I made it homogeneous:

$\displaystyle \frac {dy} {dx} = \sqrt {1 + \left({\frac y x}\right)^2}$

Then I substituted $\displaystyle z = \frac x y$ which makes it separable:

$\displaystyle z + x \frac {dz}{dx} = \sqrt {1 + z^2}$

and so

$\displaystyle \int \frac {dz} {\sqrt {1 + z^2} - z} = \int \frac {dx} x$

Now the nightmare begins.

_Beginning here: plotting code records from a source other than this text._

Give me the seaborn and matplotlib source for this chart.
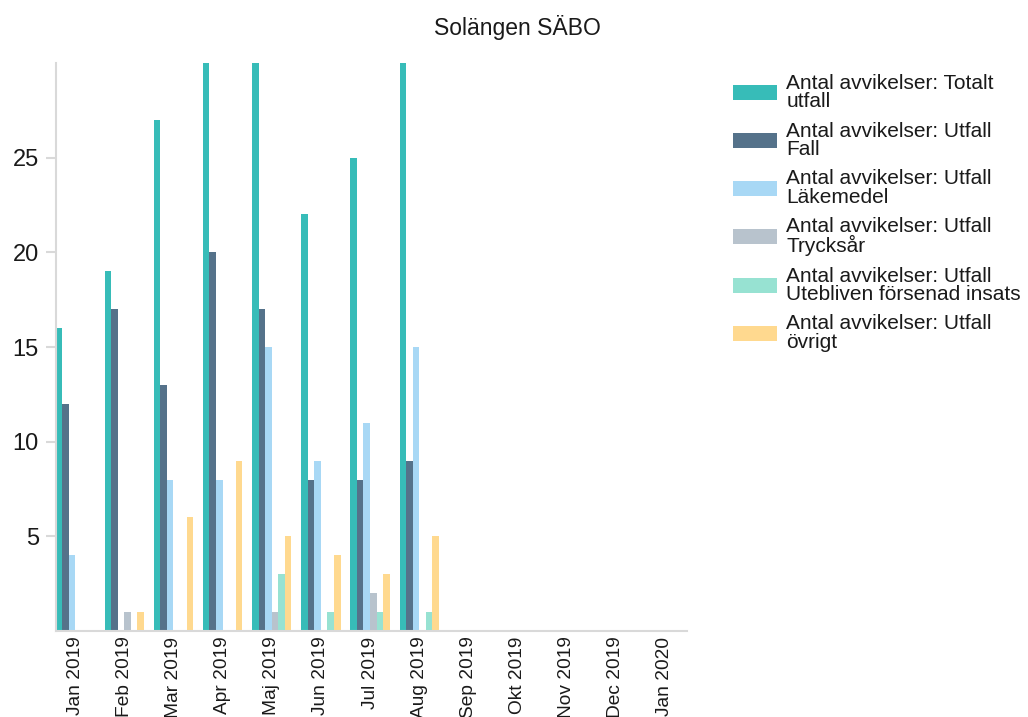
import matplotlib.pyplot as plt
import pandas as pd
import seaborn as sns

# data (bars above 30 are cut by the axis)
months = ["Jan 2019", "Feb 2019", "Mar 2019", "Apr 2019", "Maj 2019", "Jun 2019", "Jul 2019",
          "Aug 2019", "Sep 2019", "Okt 2019", "Nov 2019", "Dec 2019", "Jan 2020"]
series = [
    "Antal avvikelser: Totalt\nutfall",
    "Antal avvikelser: Utfall\nFall",
    "Antal avvikelser: Utfall\nLäkemedel",
    "Antal avvikelser: Utfall\nTrycksår",
    "Antal avvikelser: Utfall\nUtebliven försenad insats",
    "Antal avvikelser: Utfall\növrigt",
]
totalt = [16, 19, 27, 31, 31, 22, 25, 31, 0, 0, 0, 0, 0]
fall = [12, 17, 13, 20, 17, 8, 8, 9, 0, 0, 0, 0, 0]
lakemedel = [4, 0, 8, 8, 15, 9, 11, 15, 0, 0, 0, 0, 0]
trycksar = [0, 1, 0, 0, 1, 0, 2, 0, 0, 0, 0, 0, 0]
utebliven = [0, 0, 0, 0, 3, 1, 1, 1, 0, 0, 0, 0, 0]
ovrigt = [0, 1, 6, 9, 5, 4, 3, 5, 0, 0, 0, 0, 0]
colors = ["#37BCB8", "#55728A", "#A8D8F5", "#B8C3CD", "#97E2D2", "#FFD98F"]

rows = []
for name, vals in zip(series, [totalt, fall, lakemedel, trycksar, utebliven, ovrigt]):
    for m, v in zip(months, vals):
        rows.append({"month": m, "serie": name, "value": v})
df = pd.DataFrame(rows)

sns.set_style("white")
plt.rcParams["font.family"] = ["Liberation Sans", "DejaVu Sans"]

fig = plt.figure(figsize=(10.28, 7.17), dpi=100)
ax = fig.add_axes([55.5 / 1028, 86 / 717, (687 - 55.5) / 1028, (631 - 63) / 717])

sns.barplot(data=df, x="month", y="value", hue="serie", order=months, hue_order=series,
            palette=colors, width=0.8, saturation=1, linewidth=0, ax=ax)

ax.set_ylim(0, 30)
ax.set_xlim(-0.4, 12.45)
ax.set_yticks([5, 10, 15, 20, 25])
ax.set_xlabel("")
ax.set_ylabel("")
for s in ["top", "right"]:
    ax.spines[s].set_visible(False)
for s in ["left", "bottom"]:
    ax.spines[s].set_color("#D9D9D9")
    ax.spines[s].set_linewidth(1.5)
ax.tick_params(axis="y", left=True, length=7, width=1.5, color="#D9D9D9",
               labelsize=17, labelcolor="#1a1a1a", pad=5)
ax.tick_params(axis="x", length=0, labelsize=13.8, labelcolor="#1a1a1a", pad=4)
plt.setp(ax.get_xticklabels(), rotation=90)

handles, labels = ax.get_legend_handles_labels()
ax.get_legend().remove()
leg = fig.legend(handles, labels, loc="upper left", bbox_to_anchor=(733 / 1028, 1 - 74 / 717),
                 frameon=False, borderpad=0, borderaxespad=0, fontsize=15,
                 handlelength=2.1, handleheight=0.75, handletextpad=0.45, labelspacing=0.5)
for t in leg.get_texts():
    t.set_linespacing(0.95)
    t.set_color("#1a1a1a")

fig.text(517 / 1028, 1 - 28 / 717, "Solängen SÄBO", ha="center", va="center",
         fontsize=16.5, color="#1a1a1a")

fig.savefig("out.png", dpi=100)
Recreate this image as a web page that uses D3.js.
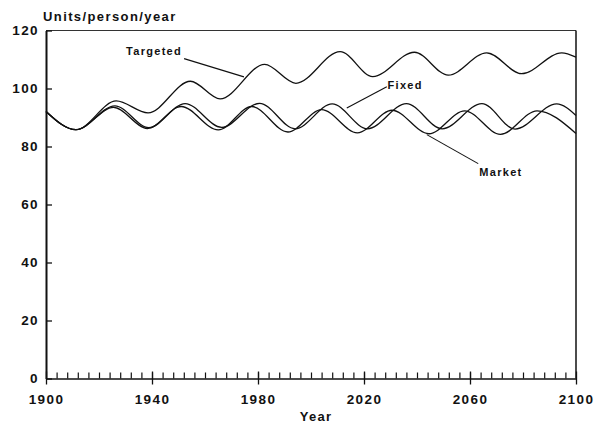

The integral on the LHS seems to be tractable only if I try the substitution $\displaystyle z = \sinh w$

This leads to:

$\displaystyle \int \frac {\cosh w dw} {\cosh w - \sinh w}$

Converting the hyp funcs to exps:

$\displaystyle \int \frac {e^w + e^{-w}} {e^{-2w}}$

which gets us to

$\displaystyle \int \left({e^{3w} + e^w}\right) dw = \frac {e^{3w}} 3 + e^w + C$

To get back to $\displaystyle z$ and thence $\displaystyle y/x$, I substitute back using the formula for $\displaystyle w = \sinh^{-1} z = \ln \left({z + \sqrt{z^2 + 1}}\right)$ from which I end up with the answer to my diffeq:

$\displaystyle \left({\frac y x + \sqrt{\left({\frac y x}\right)^2 + 1}}\right)^3 + 3 \left({\frac y x + \sqrt{\left({\frac y x}\right)^2 + 1}}\right) = 3 \ln x + C$

So far so good, but the answer as given in the book is:

$\displaystyle y \sqrt {x^2 + y^2} + x^2 \ln \left({y + \sqrt {x^2 + y^2}}\right) + y^2 = 3 x^2 \ln x + c x^2$

Can these two results be reconciled? I fear not. Can anyone work it through and see whether (a) I've made a mistake somewhere, or (b) I haven't followed through far enough?